Health care is vital to society and has also become a potent economic force that is nearly 18 percent of the U.S. GDP, according to the World Bank. But the expansion is outpacing inflation.
And even as life expectancy has improved recently in the U.S., in most causes of premature death U.S. outcomes are typically worse than other similarly developed countries. According to the Conference Board of Canada, out of 16 developed countries, the U.S. ranked last with a score of D.
Whether from the point of effectiveness or economic stability, something has to change in how health care is delivered in the country. Harvard’s Forum on Healthcare Innovation — a joint project of Harvard’s medical and business schools — undertook a survey and study. The effort resulted in five suggestions — “key imperatives,” the group called them — that managers in the field and people studying for an MBA health care degree should consider.
Make value the central objective
Attention on health care is often split between controlling costs and improving outcomes. However, the public needs and expects more. Better outcomes won’t matter if people cannot afford them, and reduced costs don’t help if outcomes degrade. Energy and innovation must be directed at these combined problems. The legacy approach is not working. There needs to be coordination of care and the industry should share information to avoid wasted duplication of efforts.

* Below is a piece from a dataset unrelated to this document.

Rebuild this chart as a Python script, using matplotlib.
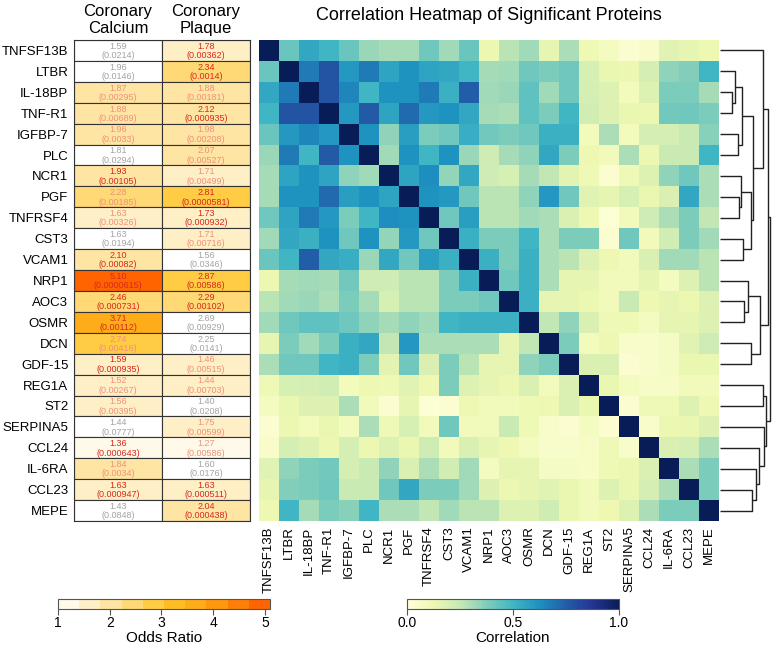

Promote novel approaches to process improvement
As the old saying goes, repeating the same actions and expecting different results is a form of insanity. Rather than focusing primarily on new treatments, drugs, and devices, the industry should begin continuous improvement of processes, learning from mistakes and improving previous efforts. Executives and policy makers will need to design incentives to encourage improvement in how vendors, providers, and patients take part in the system.
Make consumerism work
Many interests harness consumerism effectively by focusing on the delivering value to the customer, not to the company providing a product or service. The same must happen in health care, with a focus on providing value for the patients first rather than making the needs and interests of caregivers of primary importance. Patients must also become active participants in managing their health.
Decentralize problem solving
Centralized problem solving might sound efficient, but business has shown that it can be a big mistake. People at the top of an organization are typically far removed from the actual operating conditions, the pressures, and insight into what might actually help. Using better use of non-physician personnel, like nurse practitioners and physician assistants, could help control costs. Physicians should have access to many technologies that might previously have been the province of expensive specialists and hospitals. Innovation also needs to be expanded outward.
Integrate new approaches into established organizations
Finally, improvements only work if they are used. The established structures of treatment, payment, and product development must join in the changes necessary for the health of the entire system. That also means collaboration with community organizations and accountability in maintaining the health of communities.
It’s a challenging and exciting time in health care. Managers who understand the changes necessary and take part will not only enjoy professional success, but the deep satisfaction of having left the world a better place.